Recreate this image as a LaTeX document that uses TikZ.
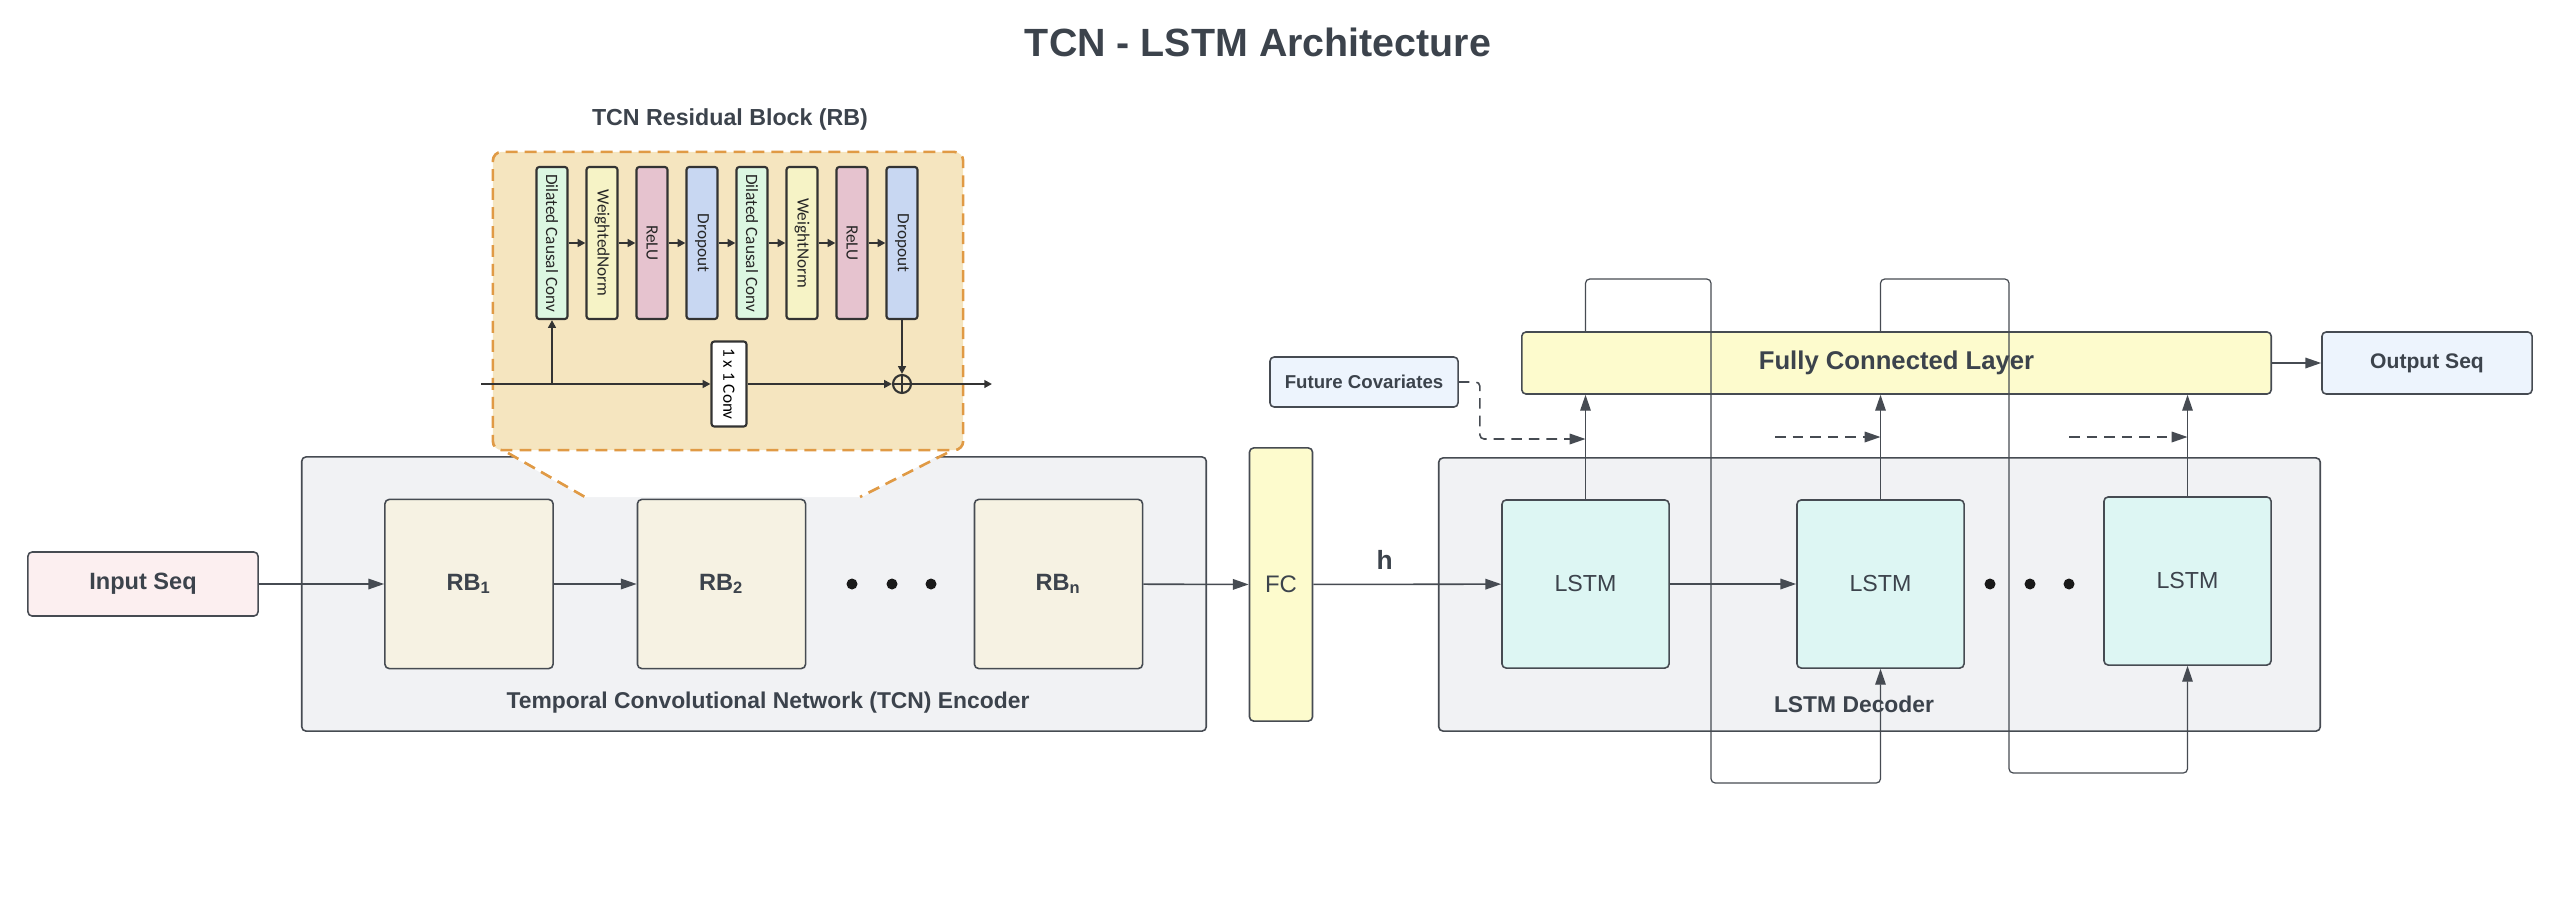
\documentclass[tikz,border=0pt]{standalone}
\usepackage{graphicx}
\usepackage{fontspec}
\setmainfont{Liberation Sans}
\newfontfamily\blkfont{Carlito}
\usetikzlibrary{arrows.meta,positioning}

\newcommand{\fsz}[1]{\fontsize{#1}{#1}\selectfont}

\definecolor{txt}{HTML}{3C434C}
\definecolor{edge}{HTML}{464B52}
\definecolor{panel}{HTML}{F1F2F4}
\definecolor{rbfill}{HTML}{F6F2E3}
\definecolor{infill}{HTML}{FCEFF0}
\definecolor{fcfill}{HTML}{FDFBCD}
\definecolor{lstmfill}{HTML}{DDF6F3}
\definecolor{seqfill}{HTML}{EDF4FD}
\definecolor{rbpanel}{HTML}{F5E5BF}
\definecolor{rbdash}{HTML}{E09A45}
\definecolor{convc}{HTML}{DCF7E2}
\definecolor{normc}{HTML}{F6F3C6}
\definecolor{reluc}{HTML}{E6C3CF}
\definecolor{dropc}{HTML}{C8D7F2}

\tikzset{
  box/.style={draw=edge, line width=0.45pt, rounded corners=1.2pt, text=txt, inner sep=0pt},
  panelbox/.style={box, fill=panel},
  blk/.style={draw=black!80, line width=0.6pt, rounded corners=0.8pt, minimum width=0.31cm,
    minimum height=1.52cm, inner sep=0pt, font=\blkfont\fsz{4.9}, text=black!85},
  flow/.style={draw=edge, line width=0.45pt, -{Triangle[length=4.5pt,width=3pt]}},
  loopline/.style={draw=edge, line width=0.35pt, rounded corners=1.2pt},
  small/.style={draw=black!80, line width=0.6pt, -{Triangle[length=2.2pt,width=2.2pt]}},
  covline/.style={draw=edge, line width=0.45pt, dash pattern=on 3pt off 2pt, rounded corners=1.2pt,
    -{Triangle[length=4.5pt,width=3pt]}},
  dot/.style={circle, fill=black!90, inner sep=0pt, minimum size=0.11cm},
  lbl/.style={text=txt, font=\bfseries\fsz{6.5}},
}

\begin{document}
\begin{tikzpicture}[x=0.01cm, y=-0.01cm]
    \useasboundingbox (0,0) rectangle (2576,912);

    % Title
    \node [text=txt, font=\bfseries\fsz{11.2}] (title) at (1258,42) {TCN - LSTM Architecture};

    % Encoder panel
    \node [panelbox, minimum width=9.04cm, minimum height=2.74cm] (enc) at (754,594) {};
    \node [lbl] (enclbl) at (768,703) {Temporal Convolutional Network (TCN) Encoder};

    % Zoom wedge of the residual block
    \fill [white] (503,451) -- (947,451) -- (862,497) -- (583,497) -- cycle;
    \draw [rbdash, line width=0.75pt, dash pattern=on 3.4pt off 2pt] (508,453) -- (585,497);
    \draw [rbdash, line width=0.75pt, dash pattern=on 3.4pt off 2pt] (947,453) -- (860,497);

    % Residual block
    \node [draw=rbdash, fill=rbpanel, line width=0.75pt, dash pattern=on 3.4pt off 2pt,
        rounded corners=2.5pt, minimum width=4.7cm, minimum height=2.98cm] (rbpanel) at (728,301) {};
    \node [lbl, font=\bfseries\fsz{6.6}] (rbtitle) at (730,119) {TCN Residual Block (RB)};

    \foreach \lab/\col [count=\i] in {Dilated Causal Conv/convc, WeightedNorm/normc, ReLU/reluc,
        Dropout/dropc, Dilated Causal Conv/convc, WeightNorm/normc, ReLU/reluc, Dropout/dropc}
        \node [blk, fill=\col] (b\i) at ({502+50*\i},243) {\rotatebox{-90}{\lab}};
    \foreach \i [evaluate=\i as \j using int(\i+1)] in {1,...,7}
        \draw [small] (b\i) -- (b\j);

    \node [draw=black!80, fill=white, line width=0.6pt, rounded corners=0.8pt, inner sep=0pt,
        minimum width=0.35cm, minimum height=0.85cm, font=\blkfont\fsz{4.9}] (conv) at (729,384)
        {\rotatebox{-90}{1 x 1 Conv}};
    \node [circle, draw=black!80, line width=0.6pt, inner sep=0pt, minimum size=0.18cm] (sum) at (902,384) {};
    \draw [black!80, line width=0.5pt] (sum.north) -- (sum.south) (sum.west) -- (sum.east);

    \coordinate (rbin) at (481,384);
    \coordinate (rbout) at (992,384);
    \coordinate (tap) at (b1 |- rbin);
    \draw [small] (rbin) -- (conv);
    \draw [small] (tap) -- (b1.south);
    \draw [small] (conv) -- (sum);
    \draw [small] (b8.south) -- (sum.north);
    \draw [small] (sum) -- (rbout);

    % Encoder blocks
    \node [box, fill=infill, minimum width=2.3cm, minimum height=0.64cm, font=\bfseries\fsz{6.7}] (inseq) at (143,584) {Input Seq};
    \node [box, fill=rbfill, minimum width=1.68cm, minimum height=1.69cm, font=\bfseries\fsz{6.7}] (rb1) at (469,584) {RB\textsubscript{1}};
    \node [box, fill=rbfill, minimum width=1.68cm, minimum height=1.69cm, font=\bfseries\fsz{6.7}] (rb2) at (721.5,584) {RB\textsubscript{2}};
    \node [box, fill=rbfill, minimum width=1.68cm, minimum height=1.69cm, font=\bfseries\fsz{6.7}] (rbn) at (1058.5,584) {RB\textsubscript{n}};
    \foreach \x [count=\i] in {852,892,931}
        \node [dot] (ed\i) at (\x,584) {};

    \draw [flow] (inseq) -- (rb1);
    \draw [flow] (rb1) -- (rb2);

    % Bridge
    \node [box, fill=fcfill, minimum width=0.63cm, minimum height=2.73cm, font=\fsz{6.8}] (fc) at (1281,584.5) {FC};
    \draw [flow] (rbn) -- (fc);

    % Decoder panel
    \node [panelbox, minimum width=8.81cm, minimum height=2.73cm] (dec) at (1879.5,594.5) {};
    \node [lbl] (declbl) at (1854,704) {LSTM Decoder};

    \node [box, fill=lstmfill, minimum width=1.67cm, minimum height=1.68cm, font=\fsz{6.6}] (lstm1) at (1585.5,584) {LSTM};
    \node [box, fill=lstmfill, minimum width=1.67cm, minimum height=1.68cm, font=\fsz{6.6}] (lstm2) at (1880.5,584) {LSTM};
    \node [box, fill=lstmfill, minimum width=1.67cm, minimum height=1.68cm, font=\fsz{6.6}] (lstm3) at (2187.5,581) {LSTM};
    \foreach \x [count=\i] in {1990,2030,2069}
        \node [dot] (dd\i) at (\x,584) {};

    \draw [flow] (fc) -- node [pos=0.38, above=0.14cm, inner sep=0pt, text=txt, font=\bfseries\fsz{7.5}] (hlbl) {h} (lstm1);
    \draw [flow] (lstm1) -- (lstm2);

    % Output side
    \node [box, fill=fcfill, minimum width=7.49cm, minimum height=0.62cm, font=\bfseries\fsz{7.3}] (fcl) at (1896.5,363) {Fully Connected Layer};
    \node [box, fill=seqfill, minimum width=2.1cm, minimum height=0.62cm, font=\bfseries\fsz{6}] (outseq) at (2427,363) {Output Seq};
    \node [box, fill=seqfill, minimum width=1.88cm, minimum height=0.5cm, font=\bfseries\fsz{5.3}] (futcov) at (1364,382) {Future Covariates};
    \draw [flow] (fcl) -- (outseq);

    % LSTM outputs to the dense layer
    \draw [flow, line width=0.35pt] (lstm1.north) -- (lstm1.north |- fcl.south);
    \draw [flow, line width=0.35pt] (lstm2.north) -- (lstm2.north |- fcl.south);
    \draw [flow, line width=0.35pt] (lstm3.north) -- (lstm3.north |- fcl.south);

    % Feedback of predictions
    \draw [loopline, -{Triangle[length=4.5pt,width=3pt]}] (lstm1.north |- fcl.north) -- (lstm1.north |- 0,279) -| (1711,783) -| (lstm2.south);
    \draw [loopline, -{Triangle[length=4.5pt,width=3pt]}] (lstm2.north |- fcl.north) -- (lstm2.north |- 0,279) -| (2009,773) -| (lstm3.south);

    % Covariates
    \coordinate (cov1) at (lstm1.north |- 0,439);
    \coordinate (cov2s) at (1775,437);
    \coordinate (cov2) at (lstm2.north |- 0,437);
    \coordinate (cov3s) at (2069,437);
    \coordinate (cov3) at (lstm3.north |- 0,437);
    \draw [covline] (futcov.east) -- ++(21,0) |- (cov1);
    \draw [covline] (cov2s) -- (cov2);
    \draw [covline] (cov3s) -- (cov3);
\end{tikzpicture}
\end{document}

-=-=-=-=-

▶ INSTRUCTIONS FOR THE TASK: Without the pictures, return the listing above from its first line through the line that has "[lbl] (enclbl) at".

▶ FULL ANSWER:
Recreate this image as a LaTeX document that uses TikZ.
\documentclass[tikz,border=0pt]{standalone}
\usepackage{graphicx}
\usepackage{fontspec}
\setmainfont{Liberation Sans}
\newfontfamily\blkfont{Carlito}
\usetikzlibrary{arrows.meta,positioning}

\newcommand{\fsz}[1]{\fontsize{#1}{#1}\selectfont}

\definecolor{txt}{HTML}{3C434C}
\definecolor{edge}{HTML}{464B52}
\definecolor{panel}{HTML}{F1F2F4}
\definecolor{rbfill}{HTML}{F6F2E3}
\definecolor{infill}{HTML}{FCEFF0}
\definecolor{fcfill}{HTML}{FDFBCD}
\definecolor{lstmfill}{HTML}{DDF6F3}
\definecolor{seqfill}{HTML}{EDF4FD}
\definecolor{rbpanel}{HTML}{F5E5BF}
\definecolor{rbdash}{HTML}{E09A45}
\definecolor{convc}{HTML}{DCF7E2}
\definecolor{normc}{HTML}{F6F3C6}
\definecolor{reluc}{HTML}{E6C3CF}
\definecolor{dropc}{HTML}{C8D7F2}

\tikzset{
  box/.style={draw=edge, line width=0.45pt, rounded corners=1.2pt, text=txt, inner sep=0pt},
  panelbox/.style={box, fill=panel},
  blk/.style={draw=black!80, line width=0.6pt, rounded corners=0.8pt, minimum width=0.31cm,
    minimum height=1.52cm, inner sep=0pt, font=\blkfont\fsz{4.9}, text=black!85},
  flow/.style={draw=edge, line width=0.45pt, -{Triangle[length=4.5pt,width=3pt]}},
  loopline/.style={draw=edge, line width=0.35pt, rounded corners=1.2pt},
  small/.style={draw=black!80, line width=0.6pt, -{Triangle[length=2.2pt,width=2.2pt]}},
  covline/.style={draw=edge, line width=0.45pt, dash pattern=on 3pt off 2pt, rounded corners=1.2pt,
    -{Triangle[length=4.5pt,width=3pt]}},
  dot/.style={circle, fill=black!90, inner sep=0pt, minimum size=0.11cm},
  lbl/.style={text=txt, font=\bfseries\fsz{6.5}},
}

\begin{document}
\begin{tikzpicture}[x=0.01cm, y=-0.01cm]
    \useasboundingbox (0,0) rectangle (2576,912);

    % Title
    \node [text=txt, font=\bfseries\fsz{11.2}] (title) at (1258,42) {TCN - LSTM Architecture};

    % Encoder panel
    \node [panelbox, minimum width=9.04cm, minimum height=2.74cm] (enc) at (754,594) {};
    \node [lbl] (enclbl) at (768,703) {Temporal Convolutional Network (TCN) Encoder};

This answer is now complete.